All racial disparities between blacks and whites in education, employment and education are due to racism. It is racist to believe that disparities are caused, in whole or in part, by factors other than racism (e.g., single-parent homes, teenage pregnancy, crime rates, different attitudes about the importance of education, etc.). Kendi is critical of civil rights leaders who have called upon blacks to eliminate racial disparities through education, hard work, two-parent households, avoidance of drugs, etc., including Eleanor Holmes Norton, Bill Clinton, and Barack Obama.
Color blindness is racism in disguise. People who take a “color blind” approach to racial relations are really racists because it allows them to justify acceptance of the status quo, in which blacks and whites are not equal.
You are racist if you don’t support activist government programs to eliminate unequal outcomes. This is a corollary to the preceding point. According to Kendi, racism consists of ideas and policies that normalize racial inequities, and “racial inequity is when two or more racial groups are not standing on approximately equal footing.” A racist policy is “any measure that produces or sustains racial inequity between racial groups.” “There is no such thing as a nonracist or race-neutral policy. Every policy in every institution in every community in every nation is producing or sustaining either racial inequity or equity between racial groups.” Any policy that sustains inequity is systemic racism. ‘‘Race neutrality’ sustains racism. There is no such thing as a non-racist idea, only racist and anti-racist ideas.” To be non-racist, one must be “anti-racist.” An anti-racist is someone who embraces policies designed to eliminate racial inequities. Thus, racial discrimination, if it is in the form of affirmative action, is good policy. “The defining question is whether the discrimination is creating equity or inequity. If discrimination is creating equity, then it is anti-racist.” “The only remedy to racist discrimination is anti-racist discrimination. The only remedy to past discrimination is present discrimination.”

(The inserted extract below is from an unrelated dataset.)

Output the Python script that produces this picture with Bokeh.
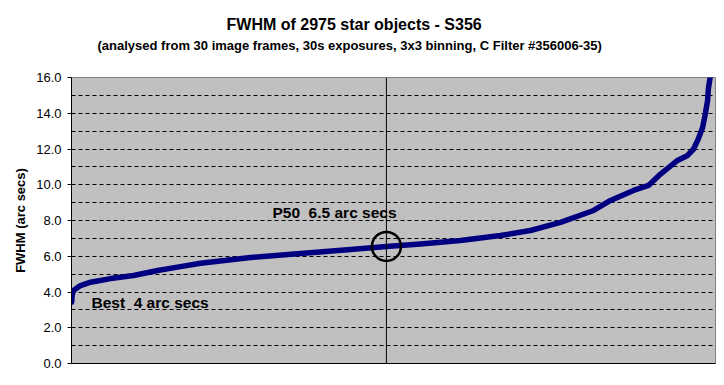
from bokeh.plotting import figure
from bokeh.models import Range1d, Title, Span, SingleIntervalTicker, FixedTicker, NumeralTickFormatter
from bokeh.core.properties import value
from bokeh.embed import file_html
from bokeh.resources import INLINE

# star rank (sorted by FWHM) and FWHM in arc secs
star_index = [1, 3, 9, 42, 89, 182, 289, 401, 494, 601, 834, 1067, 1300, 1467, 1626, 1812,
              1998, 2138, 2278, 2432, 2511, 2618, 2688, 2744, 2823, 2870, 2898, 2921, 2940,
              2953, 2963, 2967, 2975]
fwhm = [3.43, 3.8, 4.08, 4.36, 4.55, 4.75, 4.92, 5.2, 5.39, 5.61, 5.93, 6.15, 6.38, 6.55, 6.69, 6.88,
        7.16, 7.44, 7.9, 8.56, 9.12, 9.68, 9.96, 10.6, 11.36, 11.64, 12.0, 12.6, 13.2,
        14.0, 14.7, 15.4, 16.0]
p50_index = 1467
p50_value = 6.55
y_ticks = [0, 2, 4, 6, 8, 10, 12, 14, 16]

FONT = "Liberation Sans"

p = figure(width=724, height=385, output_backend="svg", toolbar_location=None,
           x_range=Range1d(0, 3000), y_range=Range1d(0, 16),
           min_border_left=71, min_border_right=9, min_border_top=77, min_border_bottom=22,
           background_fill_color="#C0C0C0", border_fill_color="white",
           outline_line_color="#808080", outline_line_width=1)
p.title = None

spacer = Title(text=" ", text_font=FONT, text_font_size="10px", standoff=11)
sub = Title(text="(analysed from 30 image frames, 30s exposures, 3x3 binning, C Filter #356006-35)",
            align="left", text_font=FONT, text_font_size="13px", text_font_style="bold",
            text_color="black", offset=26, standoff=2)
main = Title(text="FWHM of 2975 star objects - S356", align="left", text_font=FONT,
             text_font_size="16px", text_font_style="bold", text_color="black", offset=155, standoff=4)
p.add_layout(spacer, "above")
p.add_layout(sub, "above")
p.add_layout(main, "above")

# grid
p.xgrid.visible = False
p.ygrid.ticker = SingleIntervalTicker(interval=1)
p.ygrid.grid_line_color = "black"
p.ygrid.grid_line_dash = "4 3"
p.ygrid.grid_line_width = 1

# y axis
p.yaxis.ticker = FixedTicker(ticks=y_ticks)
p.yaxis.formatter = NumeralTickFormatter(format="0.0")
p.yaxis.axis_label = "FWHM (arc secs)"
p.yaxis.axis_label_text_font = FONT
p.yaxis.axis_label_text_font_size = "13px"
p.yaxis.axis_label_text_font_style = "bold"
p.yaxis.axis_label_text_color = "black"
p.yaxis.axis_label_standoff = 5
p.yaxis.major_label_text_font = FONT
p.yaxis.major_label_text_font_size = "13px"
p.yaxis.major_label_text_color = "black"
p.yaxis.major_label_standoff = 6
p.yaxis.major_tick_out = 4
p.yaxis.major_tick_in = 0
p.yaxis.minor_tick_line_color = None
p.yaxis.axis_line_color = "black"
p.yaxis.major_tick_line_color = "black"

# x axis: line only
p.xaxis.ticker = FixedTicker(ticks=[])
p.xaxis.major_tick_line_color = None
p.xaxis.minor_tick_line_color = None
p.xaxis.major_label_text_font_size = "0px"
p.xaxis.axis_line_color = "black"

# curve
p.line(star_index, fwhm, line_color="#000080", line_width=5.5, line_join="round", line_cap="round")

# P50 marker
p.add_layout(Span(location=p50_index, dimension="height", line_color="black", line_width=1))
p.scatter([p50_index], [p50_value], marker="circle", size=29, fill_color=None,
          line_color="black", line_width=2.5)

p.text([936], [8.45], text=["P50\u00a0 6.5 arc secs"], text_font=value(FONT), text_font_size="15.5px",
       text_font_style="bold", text_color="black", text_align="left", text_baseline="middle")
p.text([93], [3.41], text=["Best\u00a0 4 arc secs"], text_font=value(FONT), text_font_size="15.5px",
       text_font_style="bold", text_color="black", text_align="left", text_baseline="middle")

open("out.html", "w").write(file_html(p, INLINE))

Standardized tests are inherently racist. If standardized tests produce or sustain racial inequality, they are racist in Kendi’s opinion. “The use of standardized tests to measure aptitude and intelligence is one of the most effective racist policies ever devised to degrade Black minds and legally exclude Black bodies.” “The idea of an achievement gap between the races – with Whites and Asians at the top and Blacks and Latinx at the bottom – creates a racial hierarchy, with its implication that the racial gap in test scores means something is wrong with Black and Latinx test takers and not the tests.” Kendi postulates that different environments can produce different kinds of intelligence, each of which is equally valuable. He asks, “What if we measured intelligence by how knowledgeable individuals are about their own environments?”, rather than, e.g., their ability to solve math problems.
Desegregation and assimilation are not the answer to inequities. “Assimilation” by adopting white values and culture is not the answer. “Assimilationist ideas are racist ideas” because they suggest that one race or culture is superior to another. All cultures are equal. Thus, people who argue against the use of Ebonics are spreading racist ideas. “To be antiracist is to equate and nurture differences among racial groups.” Kendi also says there is no problem with blacks trying to create their own, separate spaces on campuses or elsewhere. These should be viewed aslegitimate efforts to protect the minority from racism.
Capitalism is racist. Kendi believes that racism and capitalism are “conjoined twins.” Capitalism creates class differences, and there are differences between race-classes. There are significantly more poor blacks than poor whites. According to Kendi, “antiracist policies cannot eliminate class racism without anti-capitalist policies.” “To love capitalism is to end up loving racism.” “Capitalism is essentially racist.” The profit motive needs to be eliminated from essential life sectors such as education, healthcare, utilities, and mass media.